Credit card companies don’t earn money from the people who pay off their balance every month, so they will try to snag you with extra services that you don’t need. I’ve been offered identity theft protection, credit monitoring services, credit card insurance and more. Sometimes I get offers in the mail and sometimes they call. Either way, the pitches can be sneaky. Don’t sign up for extra services unless you’re certain they’re free and always will be.

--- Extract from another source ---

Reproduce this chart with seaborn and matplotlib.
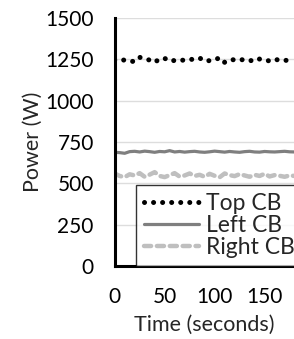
import matplotlib
matplotlib.use("Agg")
import matplotlib.pyplot as plt
import seaborn as sns

# time axis (seconds) and power readings (W)
time_s = list(range(0, 181, 5))
top_cb = [1245, 1248, 1245, 1240, 1236, 1262, 1255, 1245, 1232, 1252, 1256, 1240,
          1243, 1246, 1244, 1248, 1252, 1258, 1240, 1242, 1246, 1260, 1232, 1246,
          1248, 1245, 1250, 1244, 1238, 1252, 1246, 1240, 1250, 1245, 1242, 1248, 1246]
left_cb = [688, 686, 682, 692, 694, 690, 695, 692, 688, 693, 691, 698, 690, 693,
           689, 692, 694, 690, 688, 691, 695, 692, 689, 693, 690, 688, 692, 694,
           690, 689, 693, 691, 690, 692, 694, 691, 690]
right_cb = [560, 545, 538, 555, 548, 562, 540, 553, 568, 545, 538, 550, 562, 541,
            548, 560, 545, 552, 540, 558, 546, 537, 560, 550, 544, 556, 548, 540,
            552, 545, 558, 542, 550, 546, 540, 548, 545]
y_ticks = [0, 250, 500, 750, 1000, 1250, 1500]
x_ticks = [0, 50, 100, 150]

sns.set_style("white")
plt.rcParams['font.family'] = ['Lato', 'DejaVu Sans']

fig = plt.figure(figsize=(2.94, 3.39), dpi=100)
ax = fig.add_axes([0.39, 0.215, 0.612, 0.732])

sns.lineplot(x=time_s, y=top_cb, ax=ax, color='black', linewidth=3.6,
             linestyle=(0, (0.01, 1.8)), dash_capstyle='round', label='Top CB')
sns.lineplot(x=time_s, y=left_cb, ax=ax, color='#7f7f7f', linewidth=2.3,
             label='Left CB')
sns.lineplot(x=time_s, y=right_cb, ax=ax, color='#bfbfbf', linewidth=3.2,
             linestyle=(0, (1.6, 1.3)), dash_capstyle='round', label='Right CB')

ax.set_xlim(0, 180)
ax.set_ylim(0, 1500)
ax.set_xticks(x_ticks)
ax.set_yticks(y_ticks)
ax.yaxis.grid(True, color='#dddddd', linewidth=1)
for side in ['top', 'right']:
    ax.spines[side].set_visible(False)
for side in ['left', 'bottom']:
    ax.spines[side].set_color('black')
    ax.spines[side].set_linewidth(2.2)
ax.tick_params(direction='inout', length=12, width=1.5, labelsize=15, pad=9,
               colors='black')
ax.set_xlabel('Time (seconds)', fontsize=15.5, labelpad=6)
ax.set_ylabel('Power (W)', fontsize=15.5, labelpad=2)

leg = ax.legend(loc='lower left', bbox_to_anchor=(0.117, 0.0), fontsize=16.5,
                handlelength=2.4, handletextpad=0.3, labelspacing=0.05,
                borderpad=0.35, borderaxespad=0, frameon=True, fancybox=False)
leg.get_frame().set_edgecolor('black')
leg.get_frame().set_linewidth(1)
leg.set_zorder(5)

fig.savefig('out.png', dpi=100)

My credit card provider chopped my credit limit once it became clear that I was collecting rewards and there was nothing in it for them. Fortunately the new limit accommodated my budget just fine, and they eventually increased it again to what it had been before.

Tracking spending

My credit card isn’t a blank check to use as I wish every month, and my personal limit is a lot lower than my actual credit limit. I determined a budget for all of the expenses I charge to my credit card, and I check the balance regularly to make sure I’m on track and to look for mistakes. I like to use to break my spending down into categories and set budgets for each one. I don’t take advantage of special coupons or deals that my credit card company sends me unless they help further my budget goals.

Paying it off

Once my husband’s two paychecks have been deposited, all bills are paid and purchases made for the entire month, I head to my credit card website and pay the entire balance in full. I haven’t paid a cent of credit card interest or fees since before I was married and we have stellar credit scores.


Not everyone needs or wants a credit card, but mine has given me more flexibility, peace of mind and occasional rewards without costing me anything.